Shares in Greatland Resources Ltd (AIM:GGP, OTC:GRLGF, FRA:G8G, ASX:GGP) rose 14% to 760p after the gold and copper miner reported quarterly production of 82,723 ounces of gold and 4,128 tonnes of copper for the March 2026 quarter, while growing its cash pile by $260 million to $1.208 billion.

The company ended the quarter debt-free, with the cash build achieved after capital expenditure and a $73 million tax payment relating to the FY25 period.

Year-to-date FY26 production reached 249,887 ounces of gold and 11,022 tonnes of copper, with Greatland now expecting full-year output to come in around, or slightly above, the upper end of its guidance range of 260,000 to 310,000 ounces of gold.

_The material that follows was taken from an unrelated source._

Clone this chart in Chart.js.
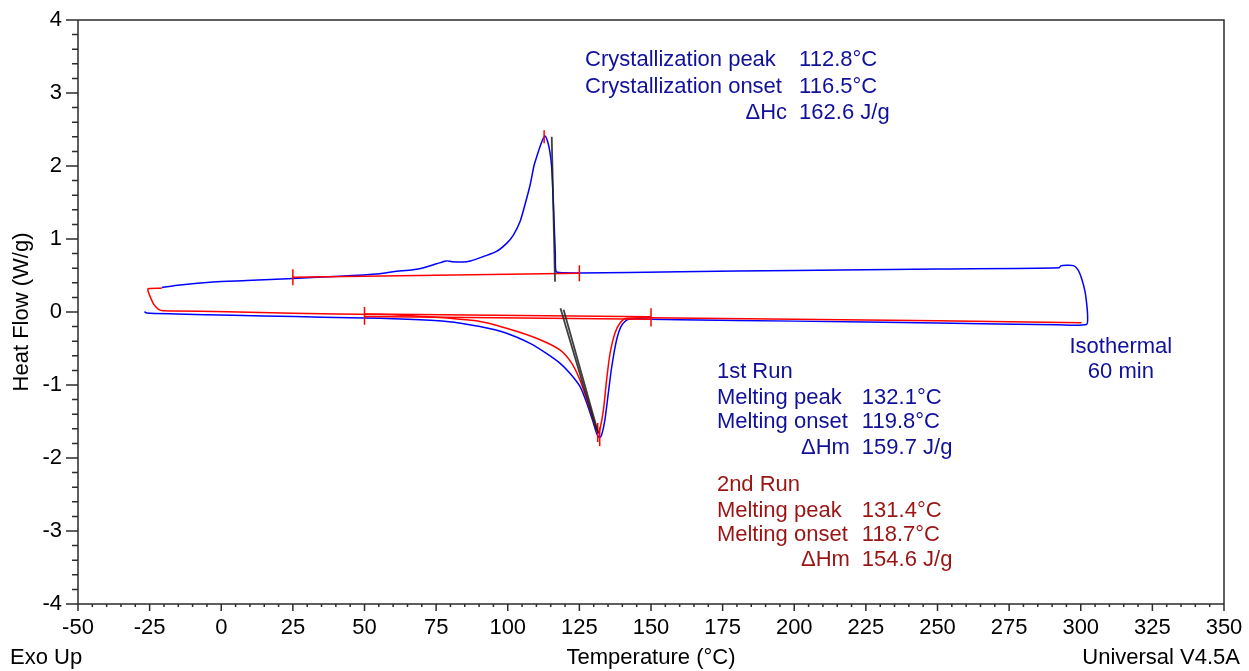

Sales for the March quarter reached 97,800 ounces of gold and 4,620 tonnes of copper.

All-in sustaining costs for the quarter are still being finalised and will be reported in the full quarterly activities report due later in April.

Greatland said it was monitoring potential supply chain risks linked to Middle East tensions but confirmed its Telfer operation in Western Australia had not been affected by diesel supply disruptions, with fuel supplied directly via Port Hedland under a long-term contract with a global oil major.

Telfer held surface stockpiles of 22 million tonnes at the end of March, which the company estimated would provide more than 12 months of mill feed.